The new idea was called client-side scanning." The aim was to give the government access to illegal content passed around via encrypted services. Since the government wasn't willing to simply declare encryption illegal, it passed the buck. New regulations would require service providers to undermine the encryption they offered their users, stripping one of the end-to-end encryption so communications can be monitored.

Fortunately, like elsewhere in the world, unified opposition to encryption-breaking mandates has resulted in the Australian government rolling back that particular demand in the final (or so they say) version of its online safety standards.

In November, the eSafety commissioner announced draft standards that would require the operators of cloud and messaging services to detect and remove known child abuse and pro-terror material where technically feasible", as well as disrupt and deter new material of the same nature.

[...]

But in the finalised online safety standards lodged in parliament on Friday, the documents specifically state that companies will not be required to break encryption and will not be required to undertake measures not technically feasible or reasonably practical.

That includes instances where it would require the provider to implement or build a systemic weakness or systemic vulnerability in to the service" and in relation to an end-to-end encrypted service - implement or build a new decryption capability into the service, or render methods of encryption used in the service less effective".

This is great news, as long as the final" proposal remains final." It will, of course, be temporary.

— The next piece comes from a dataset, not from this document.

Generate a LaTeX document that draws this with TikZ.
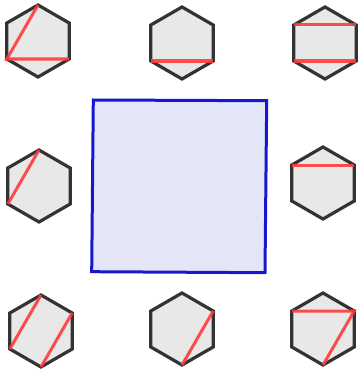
\documentclass[tikz,border=0pt]{standalone}
\usetikzlibrary{calc}

\definecolor{hexline}{HTML}{333333}
\definecolor{hexfill}{HTML}{E8E8E8}
\definecolor{chordred}{HTML}{FF3B3B}
\definecolor{quadblue}{HTML}{1717CC}
\definecolor{quadfill}{HTML}{E4E6F8}

\begin{document}
\begin{tikzpicture}[x=1pt, y=-1pt,
  hexa/.style={draw=hexline, fill=hexfill, line width=3.2pt},
  chord/.style={draw=chordred, line width=3pt, opacity=0.9},
  quad/.style={draw=quadblue, fill=quadfill, line width=3pt}]
  \useasboundingbox (0,0) rectangle (358,369);

  % Hexagons: name/centre x/centre y
  \foreach \n/\x/\y in {a/38/41, b/182/43, c/325/43, d/39/186, e/323/183, f/41/331, g/182/329, h/323/329} {
    \coordinate (\n) at (\x,\y);
    \foreach \k/\ang in {t/270, ul/210, ll/150, b/90, lr/30, ur/330}
      \coordinate (\n-\k) at ($(\n)+(\ang:36)$);
    \draw[hexa] (\n-t) -- (\n-ul) -- (\n-ll) -- (\n-b) -- (\n-lr) -- (\n-ur) -- cycle;
  }

  % Red chords
  \draw[chord] (a-t) -- (a-ll) -- (a-lr);
  \draw[chord] (b-ll) -- (b-lr);
  \draw[chord] (c-ul) -- (c-ur);
  \draw[chord] (c-ll) -- (c-lr);
  \draw[chord] (d-t) -- (d-ll);
  \draw[chord] (e-ul) -- (e-ur);
  \draw[chord] (f-t) -- (f-ll);
  \draw[chord] (f-ur) -- (f-b);
  \draw[chord] (g-ur) -- (g-b);
  \draw[chord] (h-ul) -- (h-ur) -- (h-b);

  % Centre square
  \coordinate (q1) at (93.3,100);
  \coordinate (q2) at (266.7,100.7);
  \coordinate (q3) at (265,272.7);
  \coordinate (q4) at (91.7,271.7);
  \draw[quad] (q1) -- (q2) -- (q3) -- (q4) -- cycle;
\end{tikzpicture}
\end{document}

The calls for breaking encryption aren't going away. They're omnipresent but have yet to take a solid foothold because governments can't actually explain how any proposal like this is possible, much less feasible. They also can't logically declare that any security flaw introduced by legislation won't be exploited by the very people it aims to stop: criminals.

Those advocating the hardest for broken encryption are the most disturbed by this rollback. Australia's eSafety commissioner, Julia Inman Grant, was given space in The Australian to vent her feelings about the success of those pushing back against anti-encryption mandates:

Grant hit back at the criticism of the proposals, saying tech companies had claimed the standards represented a step too far, potentially unleashing a dystopian future of widespread government surveillance".

The real dystopian future, she said, would be one where adults fail to protect children from vile forms of torture and sexual abuse, then allow their trauma to be freely shared with predators on a global scale".

Right. That's a pretty hot take on what's actually happened here. Tech companies can't undo the laws of mathematics. Governments can't guarantee their security holes won't be exploited by criminals. And most rational people recognize there's a trade-off being made here - one that gives millions of non-criminals additional security and privacy while only inconveniencing the government in rare cases. If that's the equation, the government has no business demanding companies deliberately undermine the security of all users just so it can go after a very small percentage of them.